Trump allerdings ist eben unberechenbar. Genauso, wie es möglich wäre, dass ihn Merkel von einem G20-Beschluss zum fairen und regelbasierten Welthandel doch noch überzeugt, könnte er am Tag nach dem Gipfel einen Handelskrieg auslösen. Trump droht neuerdings damit, Stahlimporte durch hohe Strafzölle zu unterbinden. „Es steht leider spitz auf Knopf: Die USA könnten auch unmittelbar nach dem Gipfel Strafzölle generell auf Stahlimporte einführen“, sagte Treier. Darauf könnten die EU, China und andere dann nur mit Vergeltungsmaßnahmen reagieren. „Die Situation ist momentan so prekär, dass ein globaler Handelskrieg nicht ausgeschlossen ist.“ Nur der Gipfel könne diesen Konflikt noch abwenden.

Für Deutschland steht viel auf dem Spiel. Die deutsche Wirtschaftsleistung beruht zu 40 Prozent auf dem starken Export, jeder vierte Arbeitsplatz ist direkt oder indirekt davon abhängig. Und die USA sind der mit Abstand wichtigste Exportmarkt. Da US-Unternehmen umgekehrt deutlich weniger nach Deutschland exportieren, ergibt sich ein hoher Handelsüberschuss von fast 50 Milliarden Euro im Jahr, der Donald Trump ein Dorn im Auge ist.
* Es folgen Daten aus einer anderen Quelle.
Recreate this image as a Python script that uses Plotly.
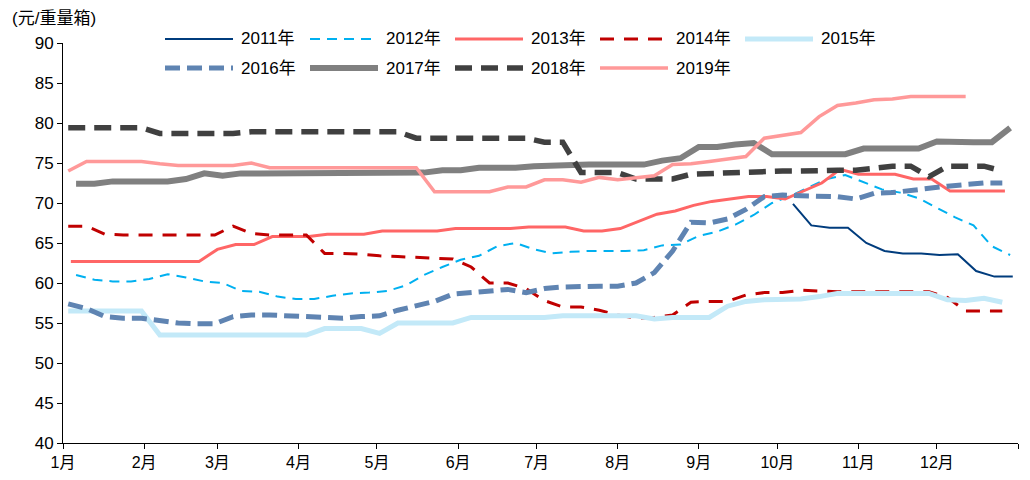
import pandas as pd
import plotly.graph_objects as go

# ---- axis ticks ----
month_ticks = ["2019-01-01", "2019-02-01", "2019-03-01", "2019-04-01", "2019-05-01", "2019-06-01",
               "2019-07-01", "2019-08-01", "2019-09-01", "2019-10-01", "2019-11-01", "2019-12-01",
               "2020-01-01"]
month_labels = ["1月", "2月", "3月", "4月", "5月", "6月", "7月", "8月", "9月", "10月", "11月", "12月", ""]

# ---- weekly series (first observation date mapped onto a common year) ----
start_2011 = "2019-10-07"
v2011 = [69.9, 67.2, 66.9, 66.9, 65.0, 64.0, 63.7, 63.7, 63.5, 63.6, 61.5, 60.8, 60.8]

start_2012 = "2019-01-06"
v2012 = [61.0, 60.4, 60.2, 60.2, 60.5, 61.1, 60.7, 60.2, 60.0, 59.0,
         58.9, 58.3, 58.0, 58.0, 58.4, 58.7, 58.8, 59.0, 59.7, 61.0,
         62.0, 62.9, 63.4, 64.6, 65.0, 64.2, 63.7, 63.9, 64.0, 64.0,
         64.0, 64.1, 64.7, 64.8, 65.9, 66.4, 67.3, 68.5, 70.0, 70.9,
         72.0, 73.0, 73.5, 72.6, 71.7, 71.3, 70.6, 69.4, 68.2, 67.2,
         64.6, 63.5]

start_2013 = "2019-01-04"
v2013 = [62.7, 62.7, 62.7, 62.7, 62.7, 62.7, 62.7, 62.7, 64.2, 64.8,
         64.8, 65.8, 65.8, 65.8, 66.1, 66.1, 66.1, 66.5, 66.5, 66.5,
         66.5, 66.8, 66.8, 66.8, 66.8, 67.0, 67.0, 67.0, 66.5, 66.5,
         66.8, 67.7, 68.6, 69.0, 69.7, 70.2, 70.5, 70.8, 70.8, 70.5,
         71.5, 72.5, 74.2, 73.6, 73.6, 73.6, 73.0, 73.0, 71.5, 71.5,
         71.5, 71.5]

start_2014 = "2019-01-03"
v2014 = [67.1, 67.1, 66.1, 66.0, 66.0, 66.0, 66.0, 66.0, 66.0, 67.1,
         66.2, 66.0, 66.0, 66.0, 63.7, 63.7, 63.6, 63.4, 63.3, 63.2,
         63.1, 63.0, 62.0, 60.0, 60.0, 59.3, 57.8, 57.0, 57.0, 56.6,
         56.0, 55.6, 55.7, 56.0, 57.6, 57.7, 57.7, 58.5, 58.8, 58.8,
         59.1, 59.0, 58.9, 58.9, 58.9, 58.9, 58.9, 58.9, 58.2, 56.5,
         56.5, 56.5]

start_2015 = "2019-01-03"
v2015 = [56.5, 56.5, 56.5, 56.5, 56.5, 53.5, 53.5, 53.5, 53.5, 53.5,
         53.5, 53.5, 53.5, 53.5, 54.3, 54.3, 54.3, 53.7, 55.0, 55.0,
         55.0, 55.0, 55.7, 55.7, 55.7, 55.7, 55.7, 55.9, 55.9, 55.9,
         55.9, 55.9, 55.5, 55.7, 55.7, 55.7, 57.1, 57.7, 57.9, 58.0,
         58.0, 58.3, 58.7, 58.7, 58.7, 58.7, 58.7, 58.7, 57.9, 57.8,
         58.1, 57.6]

start_2016 = "2019-01-03"
v2016 = [57.4, 56.8, 55.8, 55.6, 55.6, 55.3, 55.0, 54.9, 54.9, 55.8,
         56.0, 56.0, 55.9, 55.8, 55.7, 55.6, 55.8, 55.9, 56.6, 57.2,
         57.7, 58.6, 58.8, 59.0, 59.2, 58.8, 59.3, 59.5, 59.6, 59.6,
         59.6, 60.0, 61.3, 64.0, 67.6, 67.5, 68.0, 69.2, 70.8, 71.0,
         70.9, 70.9, 70.8, 70.5, 71.2, 71.3, 71.6, 71.9, 72.1, 72.3,
         72.5, 72.5]

start_2017 = "2019-01-06"
v2017 = [72.4, 72.4, 72.7, 72.7, 72.7, 72.7, 73.0, 73.7, 73.4, 73.7,
         73.7, 73.7, 73.8, 73.8, 73.8, 73.8, 73.8, 73.8, 73.8, 73.8,
         74.1, 74.1, 74.4, 74.4, 74.4, 74.6, 74.7, 74.8, 74.8, 74.8,
         74.8, 74.8, 75.3, 75.6, 77.0, 77.0, 77.3, 77.5, 76.1, 76.1,
         76.1, 76.1, 76.1, 76.8, 76.8, 76.8, 76.8, 77.7, 77.6, 77.6,
         77.6, 79.4]

start_2018 = "2019-01-03"
v2018 = [79.4, 79.4, 79.4, 79.4, 79.4, 78.7, 78.7, 78.7, 78.7, 78.7,
         78.9, 78.9, 78.9, 78.9, 78.9, 78.9, 78.9, 78.9, 78.9, 78.1,
         78.1, 78.1, 78.1, 78.1, 78.1, 78.1, 77.6, 77.6, 73.8, 73.8,
         73.8, 73.0, 73.0, 73.0, 73.6, 73.7, 73.8, 73.9, 74.0, 74.0,
         74.0, 74.1, 74.1, 74.1, 74.4, 74.6, 74.6, 73.3, 74.6, 74.6,
         74.6, 74.0]

start_2019 = "2019-01-03"
v2019 = [74.0, 75.2, 75.2, 75.2, 75.2, 74.9, 74.7, 74.7, 74.7, 74.7,
         75.0, 74.4, 74.4, 74.4, 74.4, 74.4, 74.4, 74.4, 74.4, 74.4,
         71.4, 71.4, 71.4, 71.4, 72.0, 72.0, 72.9, 72.9, 72.6, 73.2,
         72.9, 73.2, 73.4, 74.8, 74.9, 75.2, 75.5, 75.8, 78.1, 78.5,
         78.8, 80.8, 82.2, 82.5, 82.9, 83.0, 83.3, 83.3, 83.3, 83.3]

series = [
    ("2011年", start_2011, v2011, "#003C7D", 2.0, "solid"),
    ("2012年", start_2012, v2012, "#00B0F0", 2.0, "10px,7px"),
    ("2013年", start_2013, v2013, "#FF6666", 3.0, "solid"),
    ("2014年", start_2014, v2014, "#C00000", 3.0, "14px,10px"),
    ("2015年", start_2015, v2015, "#C3E9F8", 5.0, "solid"),
    ("2016年", start_2016, v2016, "#5F84B2", 5.0, "15px,7px"),
    ("2017年", start_2017, v2017, "#808080", 6.0, "solid"),
    ("2018年", start_2018, v2018, "#404040", 5.5, "17px,9px"),
    ("2019年", start_2019, v2019, "#FF9999", 3.5, "solid"),
]

FONT = "Liberation Sans, Arial, Noto Sans CJK SC, sans-serif"

# The page body has an 8px default margin, so the figure is sized to fit
# inside the 1030x480 window.
PAGE_OFF = 8
W, H = 1030 - PAGE_OFF, 480 - PAGE_OFF
ML, MR, MT, MB = 55, 12, 35, 37
PW, PH = W - ML - MR, H - MT - MB


def px_x(x):
    """page pixel x -> paper coordinate"""
    return (x - PAGE_OFF - ML) / PW


def px_y(y):
    """page pixel y -> paper coordinate"""
    return (H - MB - (y - PAGE_OFF)) / PH


fig = go.Figure()
shapes, annotations = [], []
for i, (name, start, vals, color, width, dash) in enumerate(series):
    dates = pd.date_range(start, periods=len(vals), freq="7D")
    fig.add_trace(go.Scatter(
        x=dates, y=vals, name=name, mode="lines",
        line=dict(color=color, width=width, dash=dash),
        showlegend=False, hoverinfo="x+y+name",
    ))
    row, col = divmod(i, 5)
    x0 = 165 + 145 * col
    yy = 39 + 29 * row
    shapes.append(dict(type="line", xref="paper", yref="paper",
                       x0=px_x(x0), x1=px_x(x0 + 68), y0=px_y(yy), y1=px_y(yy),
                       line=dict(color=color, width=width, dash=dash)))
    annotations.append(dict(text=name, xref="paper", yref="paper",
                            x=px_x(x0 + 74), y=px_y(yy), xanchor="left", yanchor="middle",
                            showarrow=False, font=dict(family=FONT, size=17, color="black")))

annotations.append(dict(text="(元/重量箱)", xref="paper", yref="paper",
                        x=px_x(10), y=px_y(18), xanchor="left", yanchor="middle",
                        showarrow=False, font=dict(family=FONT, size=17, color="black")))

fig.update_layout(
    width=W, height=H,
    margin=dict(l=ML, r=MR, t=MT, b=MB, autoexpand=False),
    paper_bgcolor="white", plot_bgcolor="white",
    font=dict(family=FONT, size=16, color="black"),
    showlegend=False,
    xaxis=dict(type="date", range=["2019-01-01", "2020-01-01"],
               tickmode="array", tickvals=month_ticks, ticktext=month_labels,
               ticks="outside", ticklen=5, tickcolor="black", tickwidth=1,
               showline=True, linecolor="black", linewidth=1,
               showgrid=False, zeroline=False, automargin=False,
               tickfont=dict(family=FONT, size=16, color="black")),
    yaxis=dict(range=[40, 90], tick0=40, dtick=5,
               ticks="outside", ticklen=5, tickcolor="black", tickwidth=1,
               showline=True, linecolor="black", linewidth=1,
               showgrid=False, zeroline=False, automargin=False,
               tickfont=dict(family=FONT, size=17, color="black")),
    shapes=shapes,
    annotations=annotations,
)

fig.write_html("out.html")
Nach einer aktuellen DIHK-Umfrage stellen deutsche Unternehmen neben den 700 000 Stellen in den USA, die sie schon geschaffen haben, weitere 40 000 neue Jobs durch Direktinvestitionen in Aussicht. Wenn es Merkel gelingt, Trump diese Jobgewinne deutlich zu machen, „könnte das ein Weg sein, wie Trump gesichtswahrend seinen protektionistischen Kurs ändern kann“, hofft Treier.